[Aim]: Write out the entries below once more, exactly, with the pictures left out.

[Data excerpts]:
--- start ---
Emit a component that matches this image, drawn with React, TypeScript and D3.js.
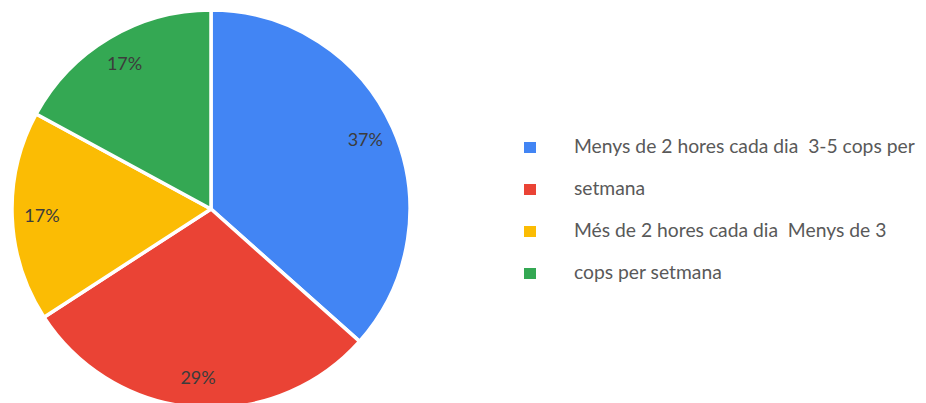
import React from "react";
import * as d3 from "d3";

const categories = ["Menys de 2 hores cada dia", "3-5 cops per setmana", "Més de 2 hores cada dia", "Menys de 3 cops per setmana"];
const counts = [15, 12, 7, 7];
const colors = ["#4285F4", "#EA4335", "#FBBC04", "#34A853"];
const legendLines = [
  "Menys de 2 hores cada dia  3-5 cops per",
  "setmana",
  "Més de 2 hores cada dia  Menys de 3",
  "cops per setmana",
];

const W = 926;
const H = 403;

export default function App() {
  const cx = 211;
  const cy = 209;
  const r = 199;
  const total = d3.sum(counts);
  const pie = d3.pie<number>().sort(null).value((d) => d)(counts);
  const arc = d3.arc<d3.PieArcDatum<number>>().innerRadius(0).outerRadius(r);
  const labelArc = d3.arc<d3.PieArcDatum<number>>().innerRadius(r * 0.85).outerRadius(r * 0.85);
  const legendY = d3.scaleLinear().domain([0, 3]).range([147.5, 273.5]);

  return (
    <svg width={W} height={H} style={{ position: "absolute", left: 0, top: 0, background: "#fff" }}>
      <g transform={`translate(${cx},${cy})`}>
        {pie.map((p, i) => (
          <path key={categories[i]} d={arc(p) || ""} fill={colors[i]} stroke="#fff" strokeWidth={3.5} strokeLinejoin="round" />
        ))}
        {pie.map((p, i) => {
          const [x, y] = labelArc.centroid(p);
          return (
            <text key={"l" + i} x={x} y={y} dy="0.35em" textAnchor="middle" fontFamily="Lato, sans-serif" fontSize={18} fill="#3c3c3c">
              {Math.round((p.value / total) * 100)}%
            </text>
          );
        })}
      </g>
      {legendLines.map((t, i) => (
        <g key={"g" + i}>
          <rect x={524} y={legendY(i) - 5.5} width={12} height={11} fill={colors[i]} />
          <text x={574} y={legendY(i) + 5.5} fontFamily="Lato, sans-serif" fontSize={19.3} fill="#595959" style={{ whiteSpace: "pre" }}>
            {t}
          </text>
        </g>
      ))}
    </svg>
  );
}
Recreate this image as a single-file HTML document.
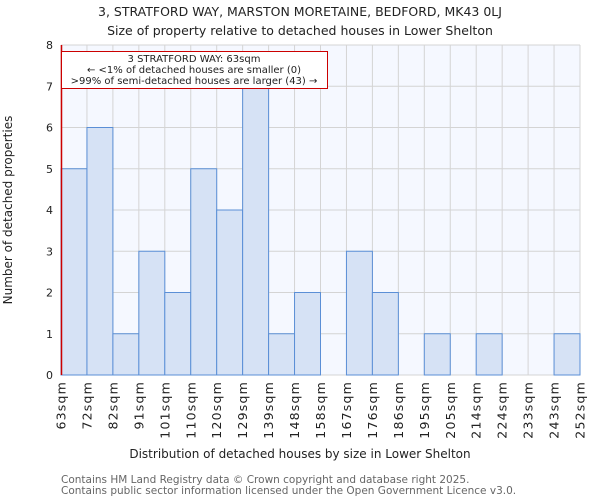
--- end ---
[The response]:
Emit a component that matches this image, drawn with React, TypeScript and D3.js.
import React from "react";
import * as d3 from "d3";

const categories = ["Menys de 2 hores cada dia", "3-5 cops per setmana", "Més de 2 hores cada dia", "Menys de 3 cops per setmana"];
const counts = [15, 12, 7, 7];
const colors = ["#4285F4", "#EA4335", "#FBBC04", "#34A853"];
const legendLines = [
  "Menys de 2 hores cada dia  3-5 cops per",
  "setmana",
  "Més de 2 hores cada dia  Menys de 3",
  "cops per setmana",
];

const W = 926;
const H = 403;

export default function App() {
  const cx = 211;
  const cy = 209;
  const r = 199;
  const total = d3.sum(counts);
  const pie = d3.pie<number>().sort(null).value((d) => d)(counts);
  const arc = d3.arc<d3.PieArcDatum<number>>().innerRadius(0).outerRadius(r);
  const labelArc = d3.arc<d3.PieArcDatum<number>>().innerRadius(r * 0.85).outerRadius(r * 0.85);
  const legendY = d3.scaleLinear().domain([0, 3]).range([147.5, 273.5]);

  return (
    <svg width={W} height={H} style={{ position: "absolute", left: 0, top: 0, background: "#fff" }}>
      <g transform={`translate(${cx},${cy})`}>
        {pie.map((p, i) => (
          <path key={categories[i]} d={arc(p) || ""} fill={colors[i]} stroke="#fff" strokeWidth={3.5} strokeLinejoin="round" />
        ))}
        {pie.map((p, i) => {
          const [x, y] = labelArc.centroid(p);
          return (
            <text key={"l" + i} x={x} y={y} dy="0.35em" textAnchor="middle" fontFamily="Lato, sans-serif" fontSize={18} fill="#3c3c3c">
              {Math.round((p.value / total) * 100)}%
            </text>
          );
        })}
      </g>
      {legendLines.map((t, i) => (
        <g key={"g" + i}>
          <rect x={524} y={legendY(i) - 5.5} width={12} height={11} fill={colors[i]} />
          <text x={574} y={legendY(i) + 5.5} fontFamily="Lato, sans-serif" fontSize={19.3} fill="#595959" style={{ whiteSpace: "pre" }}>
            {t}
          </text>
        </g>
      ))}
    </svg>
  );
}
Recreate this image as a single-file HTML document.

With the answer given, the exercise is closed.